■ **WHAT NEEDS TO BE DONE**
List each line of the data that holds the string "chart", please.

■ **RECORDS**
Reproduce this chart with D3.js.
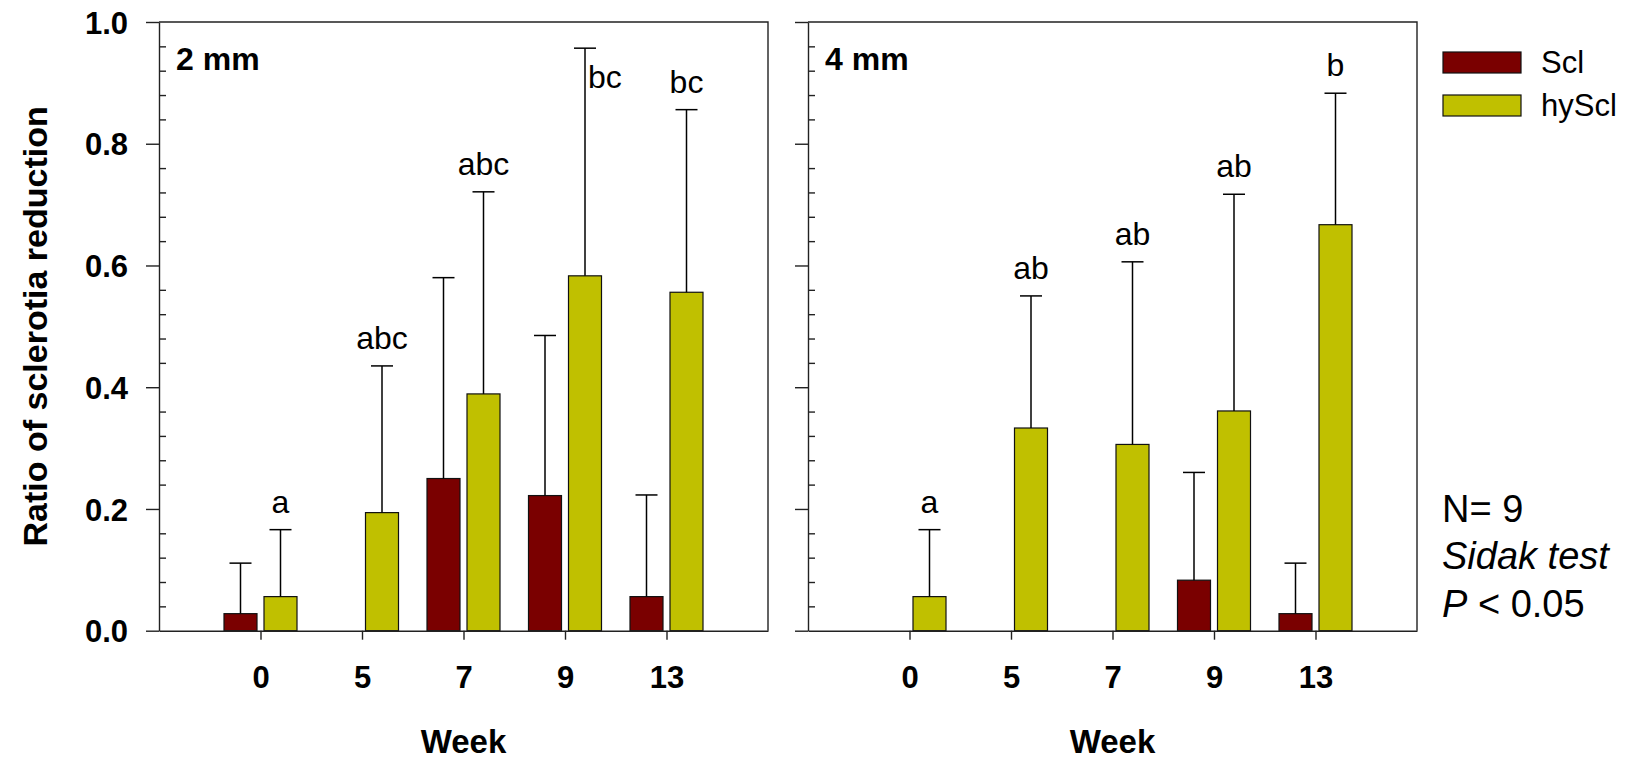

==

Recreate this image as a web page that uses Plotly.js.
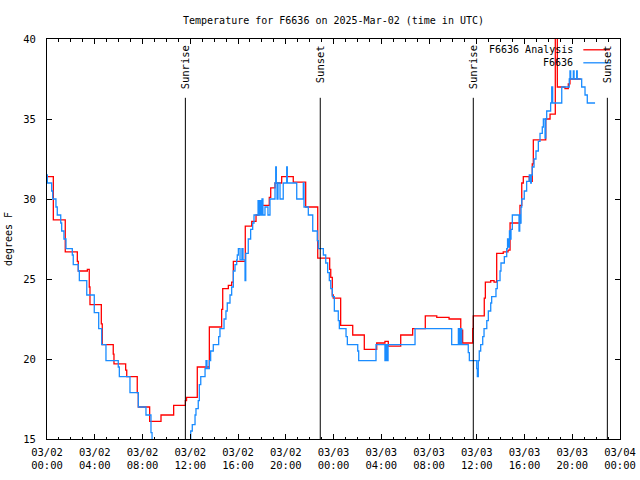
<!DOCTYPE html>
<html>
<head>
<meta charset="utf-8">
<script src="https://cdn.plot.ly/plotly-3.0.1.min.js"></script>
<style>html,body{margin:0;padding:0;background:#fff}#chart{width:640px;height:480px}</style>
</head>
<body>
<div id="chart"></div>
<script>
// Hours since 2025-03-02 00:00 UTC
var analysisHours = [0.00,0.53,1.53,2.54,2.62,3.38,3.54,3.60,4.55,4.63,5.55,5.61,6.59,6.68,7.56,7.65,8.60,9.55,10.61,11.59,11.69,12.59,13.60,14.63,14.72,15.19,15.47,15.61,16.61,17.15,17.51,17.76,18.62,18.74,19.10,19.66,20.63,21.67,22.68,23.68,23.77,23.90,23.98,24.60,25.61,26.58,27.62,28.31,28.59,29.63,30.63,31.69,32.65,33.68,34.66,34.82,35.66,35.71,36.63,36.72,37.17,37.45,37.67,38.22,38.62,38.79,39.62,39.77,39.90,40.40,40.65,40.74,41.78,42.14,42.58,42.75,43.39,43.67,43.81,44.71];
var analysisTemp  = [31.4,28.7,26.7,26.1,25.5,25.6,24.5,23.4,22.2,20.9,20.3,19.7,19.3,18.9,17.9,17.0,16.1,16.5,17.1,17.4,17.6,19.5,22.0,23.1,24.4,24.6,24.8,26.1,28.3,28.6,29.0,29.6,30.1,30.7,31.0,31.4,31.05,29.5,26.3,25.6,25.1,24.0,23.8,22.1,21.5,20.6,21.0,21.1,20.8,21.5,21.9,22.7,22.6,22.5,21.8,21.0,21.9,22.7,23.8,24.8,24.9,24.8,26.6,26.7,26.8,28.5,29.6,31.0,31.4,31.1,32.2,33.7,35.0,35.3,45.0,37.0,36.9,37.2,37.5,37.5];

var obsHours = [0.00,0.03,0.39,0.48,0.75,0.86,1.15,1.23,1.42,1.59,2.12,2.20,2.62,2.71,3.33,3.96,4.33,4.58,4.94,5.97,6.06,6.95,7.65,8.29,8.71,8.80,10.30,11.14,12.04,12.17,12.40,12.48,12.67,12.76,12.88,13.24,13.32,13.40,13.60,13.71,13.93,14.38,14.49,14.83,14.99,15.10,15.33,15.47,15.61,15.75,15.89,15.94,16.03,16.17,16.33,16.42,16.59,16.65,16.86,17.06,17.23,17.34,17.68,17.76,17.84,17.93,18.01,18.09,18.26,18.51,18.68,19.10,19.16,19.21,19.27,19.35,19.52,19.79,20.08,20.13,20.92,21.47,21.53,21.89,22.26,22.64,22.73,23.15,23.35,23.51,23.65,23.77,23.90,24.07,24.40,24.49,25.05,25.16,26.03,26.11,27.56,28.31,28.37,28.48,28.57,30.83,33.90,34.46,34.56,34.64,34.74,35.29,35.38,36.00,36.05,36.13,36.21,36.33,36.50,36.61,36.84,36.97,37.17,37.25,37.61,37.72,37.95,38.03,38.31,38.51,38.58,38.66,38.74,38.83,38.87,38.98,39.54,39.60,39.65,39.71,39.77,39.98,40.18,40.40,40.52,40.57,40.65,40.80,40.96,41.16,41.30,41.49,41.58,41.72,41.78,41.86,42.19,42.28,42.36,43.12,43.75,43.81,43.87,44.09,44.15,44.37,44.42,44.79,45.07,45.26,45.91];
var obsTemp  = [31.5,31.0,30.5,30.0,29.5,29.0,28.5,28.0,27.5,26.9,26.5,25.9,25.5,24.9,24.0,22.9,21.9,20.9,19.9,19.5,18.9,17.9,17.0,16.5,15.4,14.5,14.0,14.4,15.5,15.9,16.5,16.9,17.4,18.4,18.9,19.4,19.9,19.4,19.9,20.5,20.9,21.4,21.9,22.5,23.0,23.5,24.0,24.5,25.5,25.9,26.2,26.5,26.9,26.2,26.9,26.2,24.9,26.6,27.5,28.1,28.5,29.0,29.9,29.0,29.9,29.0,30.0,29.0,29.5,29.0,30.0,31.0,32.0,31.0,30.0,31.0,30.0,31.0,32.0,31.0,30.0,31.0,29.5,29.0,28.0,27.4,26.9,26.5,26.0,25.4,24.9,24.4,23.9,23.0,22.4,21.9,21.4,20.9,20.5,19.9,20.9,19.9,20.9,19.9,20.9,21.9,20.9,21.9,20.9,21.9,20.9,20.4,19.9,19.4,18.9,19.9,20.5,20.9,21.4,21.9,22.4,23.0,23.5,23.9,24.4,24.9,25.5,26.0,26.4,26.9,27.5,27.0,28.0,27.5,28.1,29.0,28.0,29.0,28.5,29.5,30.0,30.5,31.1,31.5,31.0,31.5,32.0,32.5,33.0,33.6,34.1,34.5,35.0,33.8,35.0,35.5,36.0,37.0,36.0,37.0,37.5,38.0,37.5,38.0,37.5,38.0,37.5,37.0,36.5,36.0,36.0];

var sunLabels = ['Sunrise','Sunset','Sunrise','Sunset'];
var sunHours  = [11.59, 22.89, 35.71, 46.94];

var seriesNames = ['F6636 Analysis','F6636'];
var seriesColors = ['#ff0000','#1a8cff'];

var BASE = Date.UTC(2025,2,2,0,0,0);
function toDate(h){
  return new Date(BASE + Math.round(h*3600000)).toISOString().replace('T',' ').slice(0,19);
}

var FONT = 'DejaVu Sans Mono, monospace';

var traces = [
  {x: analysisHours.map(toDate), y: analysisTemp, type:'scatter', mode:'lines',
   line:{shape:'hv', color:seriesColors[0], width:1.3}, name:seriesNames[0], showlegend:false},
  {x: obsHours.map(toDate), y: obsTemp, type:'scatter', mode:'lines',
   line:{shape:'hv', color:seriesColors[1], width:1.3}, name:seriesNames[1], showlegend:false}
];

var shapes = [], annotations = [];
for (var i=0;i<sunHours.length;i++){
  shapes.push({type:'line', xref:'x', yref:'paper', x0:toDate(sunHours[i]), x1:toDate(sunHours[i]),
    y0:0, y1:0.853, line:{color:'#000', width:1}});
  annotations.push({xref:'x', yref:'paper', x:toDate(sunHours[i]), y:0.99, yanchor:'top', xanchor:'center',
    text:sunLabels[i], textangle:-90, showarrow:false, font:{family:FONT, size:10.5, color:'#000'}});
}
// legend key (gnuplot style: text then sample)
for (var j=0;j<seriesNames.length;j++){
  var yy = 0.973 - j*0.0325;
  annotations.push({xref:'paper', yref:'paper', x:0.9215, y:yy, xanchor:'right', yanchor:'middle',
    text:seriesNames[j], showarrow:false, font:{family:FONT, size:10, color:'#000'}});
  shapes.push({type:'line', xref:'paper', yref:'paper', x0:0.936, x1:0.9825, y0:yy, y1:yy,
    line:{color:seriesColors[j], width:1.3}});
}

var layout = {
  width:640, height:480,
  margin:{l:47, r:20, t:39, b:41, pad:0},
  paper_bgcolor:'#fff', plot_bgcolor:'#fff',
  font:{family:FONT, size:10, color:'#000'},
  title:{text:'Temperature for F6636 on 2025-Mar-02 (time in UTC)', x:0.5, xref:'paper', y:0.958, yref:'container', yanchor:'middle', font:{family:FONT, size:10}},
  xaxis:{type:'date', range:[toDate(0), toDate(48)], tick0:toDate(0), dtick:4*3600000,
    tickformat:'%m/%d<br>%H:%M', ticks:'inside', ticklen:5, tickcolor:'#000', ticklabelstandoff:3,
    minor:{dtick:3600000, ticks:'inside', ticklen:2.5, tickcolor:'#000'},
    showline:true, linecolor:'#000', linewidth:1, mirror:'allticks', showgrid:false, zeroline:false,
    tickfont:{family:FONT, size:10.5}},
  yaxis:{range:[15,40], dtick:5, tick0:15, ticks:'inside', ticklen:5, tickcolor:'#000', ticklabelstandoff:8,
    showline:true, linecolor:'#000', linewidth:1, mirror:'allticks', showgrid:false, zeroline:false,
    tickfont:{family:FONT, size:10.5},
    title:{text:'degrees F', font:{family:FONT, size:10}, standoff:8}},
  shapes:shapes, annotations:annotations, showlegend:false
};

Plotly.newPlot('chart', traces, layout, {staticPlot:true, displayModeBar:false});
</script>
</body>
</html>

--

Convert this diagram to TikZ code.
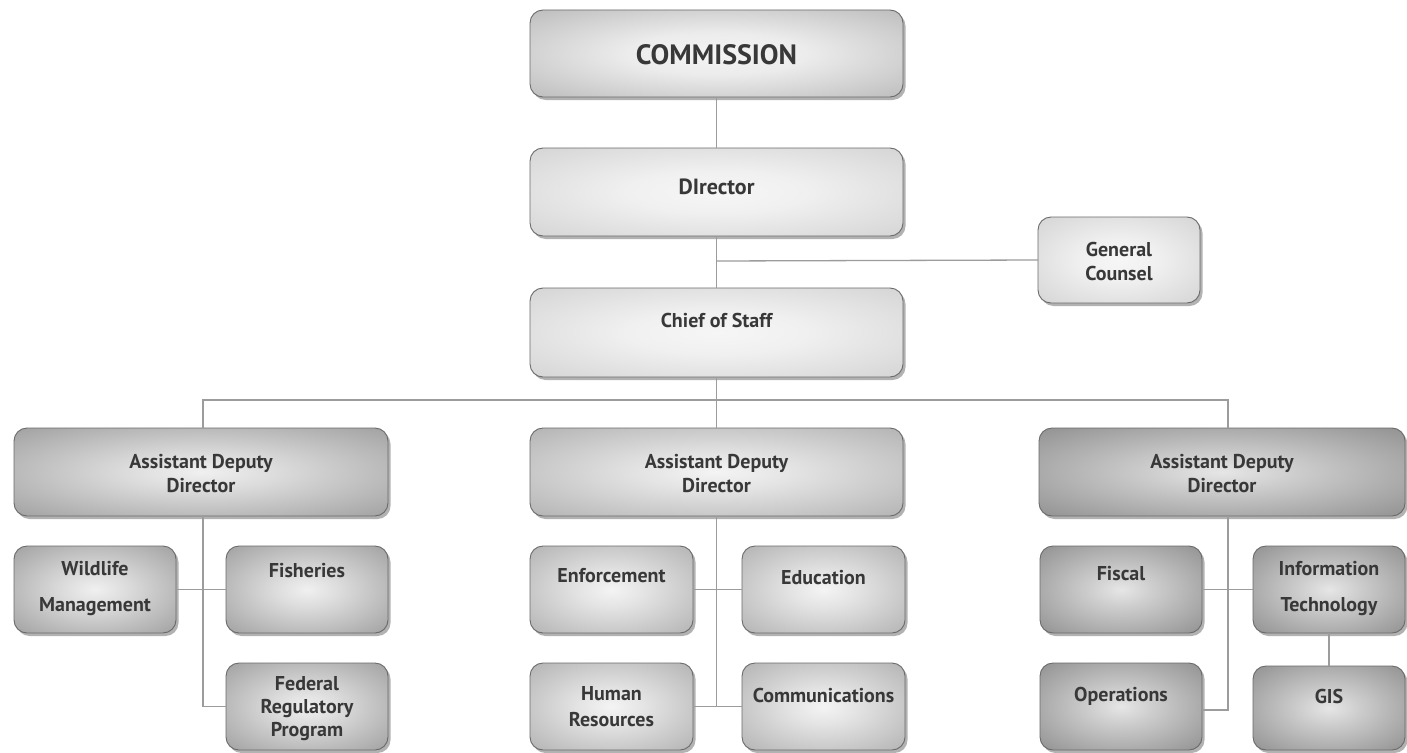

■ **IN RESPONSE**
Reproduce this chart with D3.js.
<style>html,body{margin:0;padding:0;background:#fff}#chart{width:640px;height:480px}</style>
<div id="chart"></div>
Plotly.newPlot('chart', traces, layout, {staticPlot:true, displayModeBar:false});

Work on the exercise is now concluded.